AURORA — Aurora Public Schools Superintendent Rico Munn wants to give teachers at an academically struggling elementary school more money for sticking around.
Paris Elementary School, which is just north of Colfax Avenue in the Original Aurora neighborhood, has suffered some of the district’s highest teacher churn rates during the last five years.
Staff and district leaders believe this is one reason students — who are mostly Latino and black, and come from low-income homes — are earning poor marks on the state’s standardized tests.
As part of a package of school improvement efforts, Munn told teachers last spring they’d receive a stipend — half then, half in the fall — if they were rated effective and returned to Paris for the 2015-2016 school year.
Of 28 teachers at the school, 20 qualified for the incentive by earning effective ratings and returning this year, a district spokeswoman said. Each of them would receive about an extra $1,000 under the plan.
The Aurora Education Association, however, says Munn doesn’t have the authority to pay teachers any amount other than what is specified in the district’s collective bargaining contract. The union filed a formal grievance. An arbitrator agreed with the union in July, but the decision ultimately rests with the school board.
The board is expected to decide Tuesday at its meeting whether the district may move forward with the plan.
In taking up the issue, the school board will do more than decide whether Munn can give teachers retention bonuses. The board also will wrestle with two questions that have vexed policymakers and school districts across the nation: Should teachers be paid more if they are in hard-to-staff schools and should teacher pay be tied to evaluations?
Munn believes he has the authority to pay teachers at Paris more because the district-union contract describes the salary schedule as the “minimum” teachers must be paid.
“I looked at our agreement and under the agreement, in my mind, it was a settled issue,” Munn said. “There’s a whole sort of issues we know we need to bargain. For the things not in the bucket we move ahead. … We’re not trying to go around anybody or go around the agreement. None of this was meant to be an end run around the union.”
Even though the union opposes the plan, it wants to see teachers at Paris receive the stipends they were promised. But before any other promises are made, the district and union must negotiate, said Amy Nichols, the union’s president.
“Very simply, the matter is to us that salaries cannot be unilaterally increased for one group of teachers,” Nichols said. “It has to be negotiated. We would be interested in having this conversation while we have a task force that comprehensively looks at the issue — not just at Paris, but across the district.”
Munn said the Paris Retention Initiative — the district’s name for the bonus pay plan — is a specific solution for a specific problem.
“We don’t have the same issue or same circumstance anywhere else,” Munn said.

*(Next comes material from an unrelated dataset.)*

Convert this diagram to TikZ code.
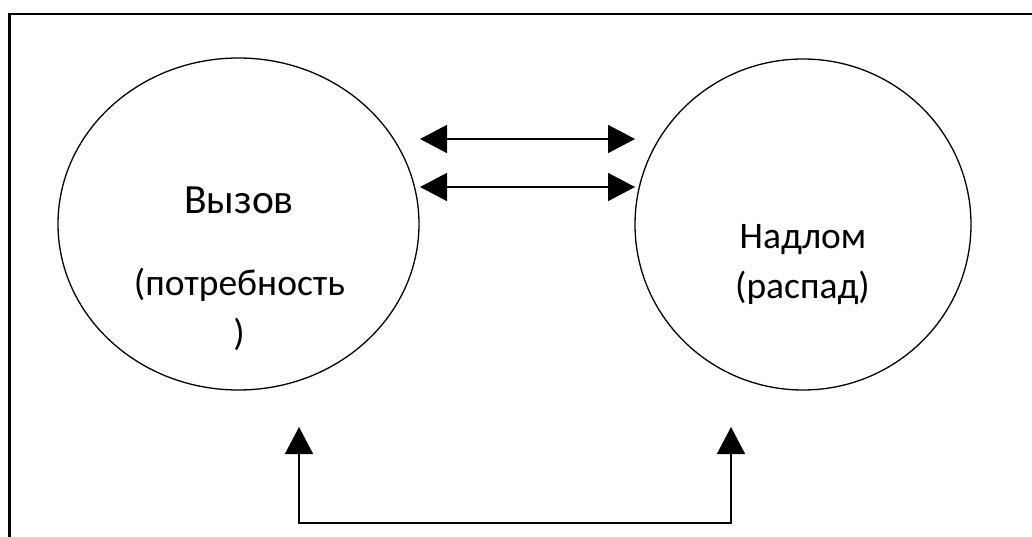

In 2012, three out of every 10 teachers decided to leave Paris. In 2013, more than one-third of teachers moved to another school or left the profession. And last school year, more than half the staff was new. In a drastic reversal, this school year nearly three-quarters of the staff returned.
The district has proposed creating a broader system for hard-to-fill positions in district schools. But that has been put on hold, Munn said.
Research has shown that paying teachers more money to stay at schools with difficult working conditions largely hasn’t worked.
“These types of incremental bonuses or raises are not sufficient,” said Kate Walsh, president of the National Council on Teacher Quality, which tracks issues such as teacher pay. “They’re a well-meaning gesture. But they’re not effective.”
Nichols said other issues contribute to a teacher’s decision to leave the classroom.
“Money is nice, money is great,” Nichols said. “But the retention issue is deeper than pay. It’s about having a leader in the building, having a team teacher working together, about feeling supported, and having the resources to meet the needs of the students in their building.”
Munn agrees.
“I would say nobody, including myself, believes increasing pay by itself is effective,” he said. “It’s in combination with other things you’re doing.”
Other efforts at Paris include a new principal and assistant principal, and more teacher training. The district is also considering including Paris in an effort to free schools from some local and state red-tape.
“I think [the stipend] is probably going to prove an added expense for the district that isn’t going to pay off in higher retention,” Walsh said. “The other things they’re doing there is going to be a larger factor.”
The total for the stipends is about $40,000, according to district documents.
Chalkbeat Colorado made more than a dozen interview requests in person and electronically with teachers at Paris.
Only one, who asked to be identified only as K.C., agreed to speak briefly after school Friday.
“I think we should pay teachers like we pay baseball players,” he said. “If they’re good, pay them more.”
Munn stressed the Paris retention program is not a step toward creating a pay-for-performance model in Aurora.
The state’s three largest school systems — Denver, Jefferson County and Douglas County — all have some variation of a pay-for-performance model. The Harrison School District near Colorado Springs is also considered a national pioneer for linking teacher pay to evaluation ratings.
And under Colorado law, this is the first school year that teachers could lose their non-probationary status if they receive low back-to-back ratings.
But national research on whether linking pay to student outcomes is an effective strategy for better test scores remains mixed.
“If you give teachers more money, they’ll work harder than they already are: That is a false premise,” Nichols said. “Teachers are always working hard — harder than they ever have. What we need to do is pay teachers well to begin with.”